-- START OF DATASET SECTION --

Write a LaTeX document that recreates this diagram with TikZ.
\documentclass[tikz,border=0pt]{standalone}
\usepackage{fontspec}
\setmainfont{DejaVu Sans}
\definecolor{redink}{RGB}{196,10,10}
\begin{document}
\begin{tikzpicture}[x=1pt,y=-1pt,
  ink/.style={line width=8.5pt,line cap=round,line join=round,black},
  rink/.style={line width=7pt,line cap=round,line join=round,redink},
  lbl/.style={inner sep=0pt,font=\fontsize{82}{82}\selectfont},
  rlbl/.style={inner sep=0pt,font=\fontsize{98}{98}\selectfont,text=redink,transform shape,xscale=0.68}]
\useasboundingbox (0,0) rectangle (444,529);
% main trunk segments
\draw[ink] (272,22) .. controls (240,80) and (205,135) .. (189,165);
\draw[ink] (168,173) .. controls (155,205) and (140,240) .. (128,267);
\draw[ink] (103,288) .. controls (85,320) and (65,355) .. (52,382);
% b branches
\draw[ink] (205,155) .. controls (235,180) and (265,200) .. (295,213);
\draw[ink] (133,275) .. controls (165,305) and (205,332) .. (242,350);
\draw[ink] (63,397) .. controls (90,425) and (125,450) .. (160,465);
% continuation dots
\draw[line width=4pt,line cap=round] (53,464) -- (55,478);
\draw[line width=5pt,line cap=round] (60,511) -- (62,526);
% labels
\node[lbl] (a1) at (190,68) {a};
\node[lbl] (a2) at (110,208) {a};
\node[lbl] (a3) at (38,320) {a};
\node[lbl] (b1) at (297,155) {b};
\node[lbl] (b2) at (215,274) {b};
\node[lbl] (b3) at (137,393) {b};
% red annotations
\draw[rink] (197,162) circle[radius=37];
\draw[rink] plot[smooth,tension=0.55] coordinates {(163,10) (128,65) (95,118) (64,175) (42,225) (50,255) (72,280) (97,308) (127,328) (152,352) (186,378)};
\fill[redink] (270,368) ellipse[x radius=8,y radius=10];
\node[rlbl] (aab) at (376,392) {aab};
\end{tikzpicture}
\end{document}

-- END OF DATASET SECTION --

- _EXERCISE REQUIREMENTS_: Write the data from above out again, exactly.

- _RESPONSE TO THE TASK_:
Write a LaTeX document that recreates this diagram with TikZ.
\documentclass[tikz,border=0pt]{standalone}
\usepackage{fontspec}
\setmainfont{DejaVu Sans}
\definecolor{redink}{RGB}{196,10,10}
\begin{document}
\begin{tikzpicture}[x=1pt,y=-1pt,
  ink/.style={line width=8.5pt,line cap=round,line join=round,black},
  rink/.style={line width=7pt,line cap=round,line join=round,redink},
  lbl/.style={inner sep=0pt,font=\fontsize{82}{82}\selectfont},
  rlbl/.style={inner sep=0pt,font=\fontsize{98}{98}\selectfont,text=redink,transform shape,xscale=0.68}]
\useasboundingbox (0,0) rectangle (444,529);
% main trunk segments
\draw[ink] (272,22) .. controls (240,80) and (205,135) .. (189,165);
\draw[ink] (168,173) .. controls (155,205) and (140,240) .. (128,267);
\draw[ink] (103,288) .. controls (85,320) and (65,355) .. (52,382);
% b branches
\draw[ink] (205,155) .. controls (235,180) and (265,200) .. (295,213);
\draw[ink] (133,275) .. controls (165,305) and (205,332) .. (242,350);
\draw[ink] (63,397) .. controls (90,425) and (125,450) .. (160,465);
% continuation dots
\draw[line width=4pt,line cap=round] (53,464) -- (55,478);
\draw[line width=5pt,line cap=round] (60,511) -- (62,526);
% labels
\node[lbl] (a1) at (190,68) {a};
\node[lbl] (a2) at (110,208) {a};
\node[lbl] (a3) at (38,320) {a};
\node[lbl] (b1) at (297,155) {b};
\node[lbl] (b2) at (215,274) {b};
\node[lbl] (b3) at (137,393) {b};
% red annotations
\draw[rink] (197,162) circle[radius=37];
\draw[rink] plot[smooth,tension=0.55] coordinates {(163,10) (128,65) (95,118) (64,175) (42,225) (50,255) (72,280) (97,308) (127,328) (152,352) (186,378)};
\fill[redink] (270,368) ellipse[x radius=8,y radius=10];
\node[rlbl] (aab) at (376,392) {aab};
\end{tikzpicture}
\end{document}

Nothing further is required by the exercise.